EXERCISE INSTRUCTIONS :: Quote all of the data that follows exactly as written, skipping the images.

PROVIDED MATERIAL ::

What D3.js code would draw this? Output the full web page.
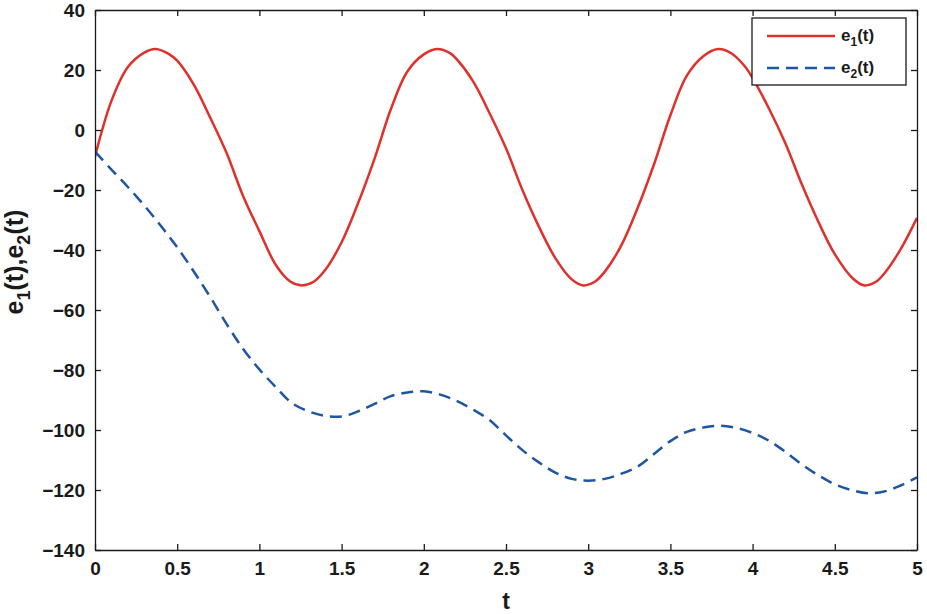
<!DOCTYPE html>
<html><head><meta charset="utf-8">
<script src="https://cdn.jsdelivr.net/npm/d3@7/dist/d3.min.js"></script>
<style>
html,body{margin:0;padding:0;background:#fff;}
svg text{font-family:"Liberation Sans",Arial,Helvetica,sans-serif;font-weight:bold;fill:#1a1a1a;}
</style></head>
<body><svg id="c" width="927" height="614"></svg>
<script>
// ---- data ----
const tValues1 = [0,0.1,0.2,0.3,0.37,0.45,0.5,0.6,0.7,0.8,0.9,1.0,1.1,1.19,1.26,1.33,1.4,1.5,1.6,1.7,1.8,1.9,2.0,2.08,2.16,2.2,2.3,2.4,2.5,2.6,2.7,2.8,2.9,2.97,3.04,3.1,3.2,3.3,3.4,3.5,3.6,3.7,3.79,3.87,3.95,4.0,4.1,4.2,4.3,4.4,4.5,4.61,4.68,4.75,4.8,4.9,5.0];
const e1Values = [-8.9,9.7,21,25.8,27,25.3,23.1,15.2,4.2,-7.6,-21.9,-33.7,-45.0,-50.6,-51.8,-50.6,-46.7,-37.4,-24.4,-9.6,7,19.5,25.2,27,25.6,23.6,16.2,5.6,-6.1,-20.0,-32.2,-42.7,-49.8,-51.8,-50.6,-47.3,-38.6,-26.1,-11.5,4.9,18.1,24.6,27,25.6,21.4,17.3,7.1,-4.5,-18.2,-30.6,-41.4,-49.5,-51.8,-50.6,-47.9,-39.8,-29.3];
const tValues2 = [0,0.1,0.2,0.3,0.4,0.5,0.6,0.7,0.8,0.9,1.0,1.1,1.2,1.3,1.4,1.5,1.6,1.7,1.8,1.9,2.0,2.1,2.2,2.3,2.4,2.5,2.6,2.7,2.8,2.9,3.0,3.1,3.2,3.3,3.4,3.5,3.6,3.7,3.8,3.9,4.0,4.1,4.2,4.3,4.4,4.5,4.6,4.7,4.8,4.9,5.0];
const e2Values = [-7.2,-13.2,-19.0,-25.2,-31.9,-39.1,-47.1,-55.6,-64.6,-72.9,-79.8,-85.7,-91.1,-93.8,-95.3,-95.5,-93.8,-91.3,-88.7,-87.5,-87.1,-88.2,-90.3,-93.2,-96.7,-101.8,-106.7,-110.8,-114.2,-116.3,-116.9,-116.3,-114.6,-112.2,-108.0,-103.7,-100.6,-99.2,-98.6,-99.3,-101.0,-103.6,-107.3,-111.5,-115.1,-118.1,-120.0,-121.1,-120.5,-118.5,-115.8];
const xTicks = [0,0.5,1,1.5,2,2.5,3,3.5,4,4.5,5];
const xTickLabels = ["0","0.5","1","1.5","2","2.5","3","3.5","4","4.5","5"];
const yTicks = [-140,-120,-100,-80,-60,-40,-20,0,20,40];
const yTickLabels = ["\u2212140","\u2212120","\u2212100","\u221280","\u221260","\u221240","\u221220","0","20","40"];
const seriesNames = ["e1(t)","e2(t)"];

// ---- layout ----
const L=95, R=917, T=10, B=550;
const svg = d3.select("#c");
const x = d3.scaleLinear().domain([0,5]).range([L,R]);
const y = d3.scaleLinear().domain([-140,40]).range([B,T]);
const red="#e0302b", blue="#1f56a3", ink="#1a1a1a";

const line = d3.line().x(d=>x(d[0])).y(d=>y(d[1])).curve(d3.curveCatmullRom.alpha(0.5));
svg.append("clipPath").attr("id","pc").append("rect").attr("x",L).attr("y",T).attr("width",R-L).attr("height",B-T);
const g = svg.append("g").attr("clip-path","url(#pc)");
g.append("path").datum(tValues1.map((t,i)=>[t,e1Values[i]])).attr("d",line)
  .attr("fill","none").attr("stroke",red).attr("stroke-width",2.5);
g.append("path").datum(tValues2.map((t,i)=>[t,e2Values[i]])).attr("d",line)
  .attr("fill","none").attr("stroke",blue).attr("stroke-width",2.5).attr("stroke-dasharray","12,7");

// axes (ticks inward on all sides)
const tk=6;
const axB = d3.axisBottom(x).tickValues(xTicks).tickFormat((d,i)=>xTickLabels[i]).tickSizeInner(-tk).tickSizeOuter(0).tickPadding(12);
const axT = d3.axisTop(x).tickValues(xTicks).tickFormat("").tickSizeInner(-tk).tickSizeOuter(0);
const axL = d3.axisLeft(y).tickValues(yTicks).tickFormat((d,i)=>yTickLabels[i]).tickSizeInner(-tk).tickSizeOuter(0).tickPadding(10);
const axR = d3.axisRight(y).tickValues(yTicks).tickFormat("").tickSizeInner(-tk).tickSizeOuter(0);
function style(sel){sel.selectAll("path,line").attr("stroke",ink).attr("stroke-width",1.3);
  sel.selectAll("text").attr("font-size",19).attr("font-weight","bold").attr("fill",ink).attr("font-family","Liberation Sans, Arial, sans-serif");}
svg.append("g").attr("transform",`translate(0,${B})`).call(axB).call(style);
svg.append("g").attr("transform",`translate(0,${T})`).call(axT).call(style);
svg.append("g").attr("transform",`translate(${L},0)`).call(axL).call(style);
svg.append("g").attr("transform",`translate(${R},0)`).call(axR).call(style);

// axis titles
svg.append("text").attr("x",(L+R)/2).attr("y",609).attr("text-anchor","middle").attr("font-size",23).text("t");
const yt = svg.append("text").attr("transform","translate(23,262) rotate(-90)").attr("text-anchor","middle").attr("font-size",25);
yt.append("tspan").text("e");
yt.append("tspan").attr("dy",7).attr("font-size",18).text("1");
yt.append("tspan").attr("dy",-7).text("(t),e");
yt.append("tspan").attr("dy",7).attr("font-size",18).text("2");
yt.append("tspan").attr("dy",-7).text("(t)");

// legend
const lg = svg.append("g");
lg.append("rect").attr("x",752).attr("y",18).attr("width",154).attr("height",67).attr("fill","#fff").attr("stroke",ink).attr("stroke-width",1.3);
const rows=[{c:red,d:null,y:36},{c:blue,d:"12,7",y:68}];
rows.forEach((r,i)=>{
  lg.append("line").attr("x1",767).attr("x2",835).attr("y1",r.y).attr("y2",r.y).attr("stroke",r.c).attr("stroke-width",2.5).attr("stroke-dasharray",r.d);
  const tx = lg.append("text").attr("x",841).attr("y",r.y+5).attr("font-size",17);
  const nm = seriesNames[i];
  tx.append("tspan").text(nm[0]);
  tx.append("tspan").attr("dy",5).attr("font-size",12).text(nm[1]);
  tx.append("tspan").attr("dy",-5).text(nm.slice(2));
});
</script></body></html>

FULL SOLUTION ::
What D3.js code would draw this? Output the full web page.
<!DOCTYPE html>
<html><head><meta charset="utf-8">
<script src="https://cdn.jsdelivr.net/npm/d3@7/dist/d3.min.js"></script>
<style>
html,body{margin:0;padding:0;background:#fff;}
svg text{font-family:"Liberation Sans",Arial,Helvetica,sans-serif;font-weight:bold;fill:#1a1a1a;}
</style></head>
<body><svg id="c" width="927" height="614"></svg>
<script>
// ---- data ----
const tValues1 = [0,0.1,0.2,0.3,0.37,0.45,0.5,0.6,0.7,0.8,0.9,1.0,1.1,1.19,1.26,1.33,1.4,1.5,1.6,1.7,1.8,1.9,2.0,2.08,2.16,2.2,2.3,2.4,2.5,2.6,2.7,2.8,2.9,2.97,3.04,3.1,3.2,3.3,3.4,3.5,3.6,3.7,3.79,3.87,3.95,4.0,4.1,4.2,4.3,4.4,4.5,4.61,4.68,4.75,4.8,4.9,5.0];
const e1Values = [-8.9,9.7,21,25.8,27,25.3,23.1,15.2,4.2,-7.6,-21.9,-33.7,-45.0,-50.6,-51.8,-50.6,-46.7,-37.4,-24.4,-9.6,7,19.5,25.2,27,25.6,23.6,16.2,5.6,-6.1,-20.0,-32.2,-42.7,-49.8,-51.8,-50.6,-47.3,-38.6,-26.1,-11.5,4.9,18.1,24.6,27,25.6,21.4,17.3,7.1,-4.5,-18.2,-30.6,-41.4,-49.5,-51.8,-50.6,-47.9,-39.8,-29.3];
const tValues2 = [0,0.1,0.2,0.3,0.4,0.5,0.6,0.7,0.8,0.9,1.0,1.1,1.2,1.3,1.4,1.5,1.6,1.7,1.8,1.9,2.0,2.1,2.2,2.3,2.4,2.5,2.6,2.7,2.8,2.9,3.0,3.1,3.2,3.3,3.4,3.5,3.6,3.7,3.8,3.9,4.0,4.1,4.2,4.3,4.4,4.5,4.6,4.7,4.8,4.9,5.0];
const e2Values = [-7.2,-13.2,-19.0,-25.2,-31.9,-39.1,-47.1,-55.6,-64.6,-72.9,-79.8,-85.7,-91.1,-93.8,-95.3,-95.5,-93.8,-91.3,-88.7,-87.5,-87.1,-88.2,-90.3,-93.2,-96.7,-101.8,-106.7,-110.8,-114.2,-116.3,-116.9,-116.3,-114.6,-112.2,-108.0,-103.7,-100.6,-99.2,-98.6,-99.3,-101.0,-103.6,-107.3,-111.5,-115.1,-118.1,-120.0,-121.1,-120.5,-118.5,-115.8];
const xTicks = [0,0.5,1,1.5,2,2.5,3,3.5,4,4.5,5];
const xTickLabels = ["0","0.5","1","1.5","2","2.5","3","3.5","4","4.5","5"];
const yTicks = [-140,-120,-100,-80,-60,-40,-20,0,20,40];
const yTickLabels = ["\u2212140","\u2212120","\u2212100","\u221280","\u221260","\u221240","\u221220","0","20","40"];
const seriesNames = ["e1(t)","e2(t)"];

// ---- layout ----
const L=95, R=917, T=10, B=550;
const svg = d3.select("#c");
const x = d3.scaleLinear().domain([0,5]).range([L,R]);
const y = d3.scaleLinear().domain([-140,40]).range([B,T]);
const red="#e0302b", blue="#1f56a3", ink="#1a1a1a";

const line = d3.line().x(d=>x(d[0])).y(d=>y(d[1])).curve(d3.curveCatmullRom.alpha(0.5));
svg.append("clipPath").attr("id","pc").append("rect").attr("x",L).attr("y",T).attr("width",R-L).attr("height",B-T);
const g = svg.append("g").attr("clip-path","url(#pc)");
g.append("path").datum(tValues1.map((t,i)=>[t,e1Values[i]])).attr("d",line)
  .attr("fill","none").attr("stroke",red).attr("stroke-width",2.5);
g.append("path").datum(tValues2.map((t,i)=>[t,e2Values[i]])).attr("d",line)
  .attr("fill","none").attr("stroke",blue).attr("stroke-width",2.5).attr("stroke-dasharray","12,7");

// axes (ticks inward on all sides)
const tk=6;
const axB = d3.axisBottom(x).tickValues(xTicks).tickFormat((d,i)=>xTickLabels[i]).tickSizeInner(-tk).tickSizeOuter(0).tickPadding(12);
const axT = d3.axisTop(x).tickValues(xTicks).tickFormat("").tickSizeInner(-tk).tickSizeOuter(0);
const axL = d3.axisLeft(y).tickValues(yTicks).tickFormat((d,i)=>yTickLabels[i]).tickSizeInner(-tk).tickSizeOuter(0).tickPadding(10);
const axR = d3.axisRight(y).tickValues(yTicks).tickFormat("").tickSizeInner(-tk).tickSizeOuter(0);
function style(sel){sel.selectAll("path,line").attr("stroke",ink).attr("stroke-width",1.3);
  sel.selectAll("text").attr("font-size",19).attr("font-weight","bold").attr("fill",ink).attr("font-family","Liberation Sans, Arial, sans-serif");}
svg.append("g").attr("transform",`translate(0,${B})`).call(axB).call(style);
svg.append("g").attr("transform",`translate(0,${T})`).call(axT).call(style);
svg.append("g").attr("transform",`translate(${L},0)`).call(axL).call(style);
svg.append("g").attr("transform",`translate(${R},0)`).call(axR).call(style);

// axis titles
svg.append("text").attr("x",(L+R)/2).attr("y",609).attr("text-anchor","middle").attr("font-size",23).text("t");
const yt = svg.append("text").attr("transform","translate(23,262) rotate(-90)").attr("text-anchor","middle").attr("font-size",25);
yt.append("tspan").text("e");
yt.append("tspan").attr("dy",7).attr("font-size",18).text("1");
yt.append("tspan").attr("dy",-7).text("(t),e");
yt.append("tspan").attr("dy",7).attr("font-size",18).text("2");
yt.append("tspan").attr("dy",-7).text("(t)");

// legend
const lg = svg.append("g");
lg.append("rect").attr("x",752).attr("y",18).attr("width",154).attr("height",67).attr("fill","#fff").attr("stroke",ink).attr("stroke-width",1.3);
const rows=[{c:red,d:null,y:36},{c:blue,d:"12,7",y:68}];
rows.forEach((r,i)=>{
  lg.append("line").attr("x1",767).attr("x2",835).attr("y1",r.y).attr("y2",r.y).attr("stroke",r.c).attr("stroke-width",2.5).attr("stroke-dasharray",r.d);
  const tx = lg.append("text").attr("x",841).attr("y",r.y+5).attr("font-size",17);
  const nm = seriesNames[i];
  tx.append("tspan").text(nm[0]);
  tx.append("tspan").attr("dy",5).attr("font-size",12).text(nm[1]);
  tx.append("tspan").attr("dy",-5).text(nm.slice(2));
});
</script></body></html>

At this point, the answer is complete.